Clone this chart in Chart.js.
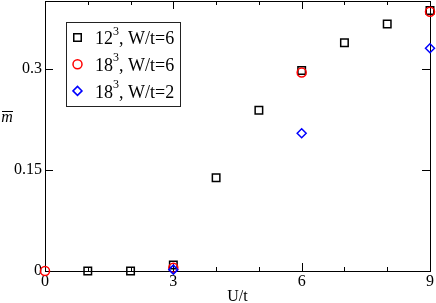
<!DOCTYPE html>
<html>
<head>
<meta charset="utf-8">
<script src="https://cdn.jsdelivr.net/npm/chart.js@4/dist/chart.umd.min.js"></script>
<style>
  body { margin: 0; background: #fff; }
  #wrap { width: 436px; height: 303px; position: relative; }
</style>
</head>
<body>
<div id="wrap"><canvas id="chart1"></canvas></div>
<script>
// Datos de la grafica
var ut12 = [1, 2, 3, 4, 5, 6, 7, 8, 9];
var m12 = [0, 0, 0.009, 0.138, 0.238, 0.297, 0.338, 0.366, 0.386];
var ut18w6 = [0, 3, 6, 9];
var m18w6 = [0, 0.005, 0.294, 0.384];
var ut18w2 = [3, 6, 9];
var m18w2 = [0.002, 0.204, 0.33];
var sizes = ['12', '18', '18'];
var wts = ['6', '6', '2'];
var xTicks = [0, 3, 6, 9];
var xMinor = [1, 2, 4, 5, 7, 8];
var yTicks = [0, 0.15, 0.3];

var serif = "'Liberation Serif', 'DejaVu Serif', serif";

function pts(xs, ys) {
    return xs.map(function(x, i) { return { x: x, y: ys[i] }; });
}

// Ticks hacia adentro, marco y leyenda
var framePlugin = {
    id: 'frame',
    beforeDatasetsDraw: function(chart) {
        var ctx = chart.ctx;
        var a = chart.chartArea;
        var xs = chart.scales.x;
        var ys = chart.scales.y;
        ctx.save();
        ctx.strokeStyle = '#000';
        ctx.lineWidth = 1;
        ctx.beginPath();
        ctx.moveTo(a.left, a.top + 0.5);
        ctx.lineTo(a.right + 0.5, a.top + 0.5);
        ctx.lineTo(a.right + 0.5, a.bottom);
        xTicks.forEach(function(v) {
            var px = Math.round(xs.getPixelForValue(v)) + 0.5;
            ctx.moveTo(px, a.bottom); ctx.lineTo(px, a.bottom - 8);
            ctx.moveTo(px, a.top); ctx.lineTo(px, a.top + 8);
        });
        xMinor.forEach(function(v) {
            var px = Math.round(xs.getPixelForValue(v)) + 0.5;
            ctx.moveTo(px, a.bottom); ctx.lineTo(px, a.bottom - 4);
            ctx.moveTo(px, a.top); ctx.lineTo(px, a.top + 4);
        });
        yTicks.forEach(function(v) {
            var py = Math.round(ys.getPixelForValue(v)) + 0.5;
            ctx.moveTo(a.left, py); ctx.lineTo(a.left + 8, py);
            ctx.moveTo(a.right, py); ctx.lineTo(a.right - 8, py);
        });
        ctx.stroke();

        // etiqueta del eje y: m con barra
        ctx.fillStyle = '#000';
        ctx.font = 'italic 16px ' + serif;
        ctx.textAlign = 'center';
        ctx.textBaseline = 'middle';
        ctx.fillText('m', 7, 118);
        ctx.beginPath();
        ctx.moveTo(2, 111.5);
        ctx.lineTo(13, 111.5);
        ctx.stroke();
        ctx.restore();
    },
    afterDraw: function(chart) {
        var ctx = chart.ctx;
        ctx.save();
        ctx.fillStyle = '#fff';
        ctx.strokeStyle = '#222';
        ctx.lineWidth = 1;
        ctx.fillRect(66.5, 22.5, 114, 84);
        ctx.strokeRect(66.5, 22.5, 114, 84);
        chart.data.datasets.forEach(function(ds, i) {
            var y = 37.5 + i * 26.7;
            ctx.strokeStyle = ds.borderColor;
            ctx.fillStyle = 'rgba(0,0,0,0)';
            ctx.lineWidth = ds.borderWidth;
            Chart.helpers.drawPoint(ctx, {
                pointStyle: ds.pointStyle,
                radius: ds.pointRadius,
                borderWidth: ds.borderWidth,
                rotation: 0
            }, 77.5, y);
            ctx.fillStyle = '#000';
            ctx.textAlign = 'left';
            ctx.textBaseline = 'middle';
            ctx.font = '18px ' + serif;
            ctx.fillText(sizes[i], 95, y + 2);
            var w = ctx.measureText(sizes[i]).width;
            ctx.font = '12px ' + serif;
            ctx.fillText('3', 95 + w, y - 6);
            var w2 = ctx.measureText('3').width;
            ctx.font = '18px ' + serif;
            ctx.fillText(', W/t=' + wts[i], 95 + w + w2, y + 2);
        });
        ctx.restore();
    }
};

var ctx1 = document.getElementById('chart1').getContext('2d');
var chart1 = new Chart(ctx1, {
    type: 'scatter',
    data: {
        datasets: [{
            label: sizes[0] + '³, W/t=' + wts[0],
            data: pts(ut12, m12),
            pointStyle: 'rect',
            pointRadius: 5.3,
            borderColor: '#000',
            backgroundColor: 'rgba(0,0,0,0)',
            borderWidth: 1.5,
            order: 3
        }, {
            label: sizes[1] + '³, W/t=' + wts[1],
            data: pts(ut18w6, m18w6),
            pointStyle: 'circle',
            pointRadius: 4.5,
            borderColor: '#ff0000',
            backgroundColor: 'rgba(0,0,0,0)',
            borderWidth: 1.5,
            order: 2
        }, {
            label: sizes[2] + '³, W/t=' + wts[2],
            data: pts(ut18w2, m18w2),
            pointStyle: 'rectRot',
            pointRadius: 4.5,
            borderColor: '#0000ff',
            backgroundColor: 'rgba(0,0,0,0)',
            borderWidth: 1.5,
            order: 1
        }]
    },
    options: {
        responsive: true,
        maintainAspectRatio: false,
        animation: false,
        clip: false,
        layout: { autoPadding: false, padding: { top: 1, right: 6, left: 0, bottom: 0 } },
        plugins: {
            legend: { display: false },
            tooltip: { enabled: false }
        },
        scales: {
            x: {
                type: 'linear',
                min: 0,
                max: 9,
                afterBuildTicks: function(scale) {
                    scale.ticks = xTicks.map(function(v) { return { value: v }; });
                },
                afterFit: function(scale) {
                    scale.height = 32;
                    scale.paddingLeft = 0;
                    scale.paddingRight = 0;
                },
                grid: { display: false, drawTicks: false },
                border: { display: true, color: '#000', width: 1 },
                ticks: {
                    color: '#000',
                    padding: 1,
                    maxRotation: 0,
                    font: { family: serif, size: 16 },
                    callback: function(v) { return String(v); }
                },
                title: {
                    display: true,
                    text: 'U/t',
                    color: '#000',
                    font: { family: serif, size: 16 },
                    padding: { top: 0, bottom: -3 }
                }
            },
            y: {
                min: 0,
                max: 0.4,
                afterBuildTicks: function(scale) {
                    scale.ticks = yTicks.map(function(v) { return { value: v }; });
                },
                afterFit: function(scale) {
                    scale.width = 45;
                    scale.paddingTop = 0;
                    scale.paddingBottom = 0;
                },
                grid: { display: false, drawTicks: false },
                border: { display: true, color: '#000', width: 1 },
                ticks: {
                    color: '#000',
                    padding: 3,
                    font: { family: serif, size: 16 },
                    callback: function(v) { return String(v); }
                }
            }
        }
    },
    plugins: [framePlugin]
});
</script>
</body>
</html>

# EXERCISE DESCRIPTION
Leave out all pictures, then copy the remaining material exactly.

# ANSWER TO THE TASK
Clone this chart in Chart.js.
<!DOCTYPE html>
<html>
<head>
<meta charset="utf-8">
<script src="https://cdn.jsdelivr.net/npm/chart.js@4/dist/chart.umd.min.js"></script>
<style>
  body { margin: 0; background: #fff; }
  #wrap { width: 436px; height: 303px; position: relative; }
</style>
</head>
<body>
<div id="wrap"><canvas id="chart1"></canvas></div>
<script>
// Datos de la grafica
var ut12 = [1, 2, 3, 4, 5, 6, 7, 8, 9];
var m12 = [0, 0, 0.009, 0.138, 0.238, 0.297, 0.338, 0.366, 0.386];
var ut18w6 = [0, 3, 6, 9];
var m18w6 = [0, 0.005, 0.294, 0.384];
var ut18w2 = [3, 6, 9];
var m18w2 = [0.002, 0.204, 0.33];
var sizes = ['12', '18', '18'];
var wts = ['6', '6', '2'];
var xTicks = [0, 3, 6, 9];
var xMinor = [1, 2, 4, 5, 7, 8];
var yTicks = [0, 0.15, 0.3];

var serif = "'Liberation Serif', 'DejaVu Serif', serif";

function pts(xs, ys) {
    return xs.map(function(x, i) { return { x: x, y: ys[i] }; });
}

// Ticks hacia adentro, marco y leyenda
var framePlugin = {
    id: 'frame',
    beforeDatasetsDraw: function(chart) {
        var ctx = chart.ctx;
        var a = chart.chartArea;
        var xs = chart.scales.x;
        var ys = chart.scales.y;
        ctx.save();
        ctx.strokeStyle = '#000';
        ctx.lineWidth = 1;
        ctx.beginPath();
        ctx.moveTo(a.left, a.top + 0.5);
        ctx.lineTo(a.right + 0.5, a.top + 0.5);
        ctx.lineTo(a.right + 0.5, a.bottom);
        xTicks.forEach(function(v) {
            var px = Math.round(xs.getPixelForValue(v)) + 0.5;
            ctx.moveTo(px, a.bottom); ctx.lineTo(px, a.bottom - 8);
            ctx.moveTo(px, a.top); ctx.lineTo(px, a.top + 8);
        });
        xMinor.forEach(function(v) {
            var px = Math.round(xs.getPixelForValue(v)) + 0.5;
            ctx.moveTo(px, a.bottom); ctx.lineTo(px, a.bottom - 4);
            ctx.moveTo(px, a.top); ctx.lineTo(px, a.top + 4);
        });
        yTicks.forEach(function(v) {
            var py = Math.round(ys.getPixelForValue(v)) + 0.5;
            ctx.moveTo(a.left, py); ctx.lineTo(a.left + 8, py);
            ctx.moveTo(a.right, py); ctx.lineTo(a.right - 8, py);
        });
        ctx.stroke();

        // etiqueta del eje y: m con barra
        ctx.fillStyle = '#000';
        ctx.font = 'italic 16px ' + serif;
        ctx.textAlign = 'center';
        ctx.textBaseline = 'middle';
        ctx.fillText('m', 7, 118);
        ctx.beginPath();
        ctx.moveTo(2, 111.5);
        ctx.lineTo(13, 111.5);
        ctx.stroke();
        ctx.restore();
    },
    afterDraw: function(chart) {
        var ctx = chart.ctx;
        ctx.save();
        ctx.fillStyle = '#fff';
        ctx.strokeStyle = '#222';
        ctx.lineWidth = 1;
        ctx.fillRect(66.5, 22.5, 114, 84);
        ctx.strokeRect(66.5, 22.5, 114, 84);
        chart.data.datasets.forEach(function(ds, i) {
            var y = 37.5 + i * 26.7;
            ctx.strokeStyle = ds.borderColor;
            ctx.fillStyle = 'rgba(0,0,0,0)';
            ctx.lineWidth = ds.borderWidth;
            Chart.helpers.drawPoint(ctx, {
                pointStyle: ds.pointStyle,
                radius: ds.pointRadius,
                borderWidth: ds.borderWidth,
                rotation: 0
            }, 77.5, y);
            ctx.fillStyle = '#000';
            ctx.textAlign = 'left';
            ctx.textBaseline = 'middle';
            ctx.font = '18px ' + serif;
            ctx.fillText(sizes[i], 95, y + 2);
            var w = ctx.measureText(sizes[i]).width;
            ctx.font = '12px ' + serif;
            ctx.fillText('3', 95 + w, y - 6);
            var w2 = ctx.measureText('3').width;
            ctx.font = '18px ' + serif;
            ctx.fillText(', W/t=' + wts[i], 95 + w + w2, y + 2);
        });
        ctx.restore();
    }
};

var ctx1 = document.getElementById('chart1').getContext('2d');
var chart1 = new Chart(ctx1, {
    type: 'scatter',
    data: {
        datasets: [{
            label: sizes[0] + '³, W/t=' + wts[0],
            data: pts(ut12, m12),
            pointStyle: 'rect',
            pointRadius: 5.3,
            borderColor: '#000',
            backgroundColor: 'rgba(0,0,0,0)',
            borderWidth: 1.5,
            order: 3
        }, {
            label: sizes[1] + '³, W/t=' + wts[1],
            data: pts(ut18w6, m18w6),
            pointStyle: 'circle',
            pointRadius: 4.5,
            borderColor: '#ff0000',
            backgroundColor: 'rgba(0,0,0,0)',
            borderWidth: 1.5,
            order: 2
        }, {
            label: sizes[2] + '³, W/t=' + wts[2],
            data: pts(ut18w2, m18w2),
            pointStyle: 'rectRot',
            pointRadius: 4.5,
            borderColor: '#0000ff',
            backgroundColor: 'rgba(0,0,0,0)',
            borderWidth: 1.5,
            order: 1
        }]
    },
    options: {
        responsive: true,
        maintainAspectRatio: false,
        animation: false,
        clip: false,
        layout: { autoPadding: false, padding: { top: 1, right: 6, left: 0, bottom: 0 } },
        plugins: {
            legend: { display: false },
            tooltip: { enabled: false }
        },
        scales: {
            x: {
                type: 'linear',
                min: 0,
                max: 9,
                afterBuildTicks: function(scale) {
                    scale.ticks = xTicks.map(function(v) { return { value: v }; });
                },
                afterFit: function(scale) {
                    scale.height = 32;
                    scale.paddingLeft = 0;
                    scale.paddingRight = 0;
                },
                grid: { display: false, drawTicks: false },
                border: { display: true, color: '#000', width: 1 },
                ticks: {
                    color: '#000',
                    padding: 1,
                    maxRotation: 0,
                    font: { family: serif, size: 16 },
                    callback: function(v) { return String(v); }
                },
                title: {
                    display: true,
                    text: 'U/t',
                    color: '#000',
                    font: { family: serif, size: 16 },
                    padding: { top: 0, bottom: -3 }
                }
            },
            y: {
                min: 0,
                max: 0.4,
                afterBuildTicks: function(scale) {
                    scale.ticks = yTicks.map(function(v) { return { value: v }; });
                },
                afterFit: function(scale) {
                    scale.width = 45;
                    scale.paddingTop = 0;
                    scale.paddingBottom = 0;
                },
                grid: { display: false, drawTicks: false },
                border: { display: true, color: '#000', width: 1 },
                ticks: {
                    color: '#000',
                    padding: 3,
                    font: { family: serif, size: 16 },
                    callback: function(v) { return String(v); }
                }
            }
        }
    },
    plugins: [framePlugin]
});
</script>
</body>
</html>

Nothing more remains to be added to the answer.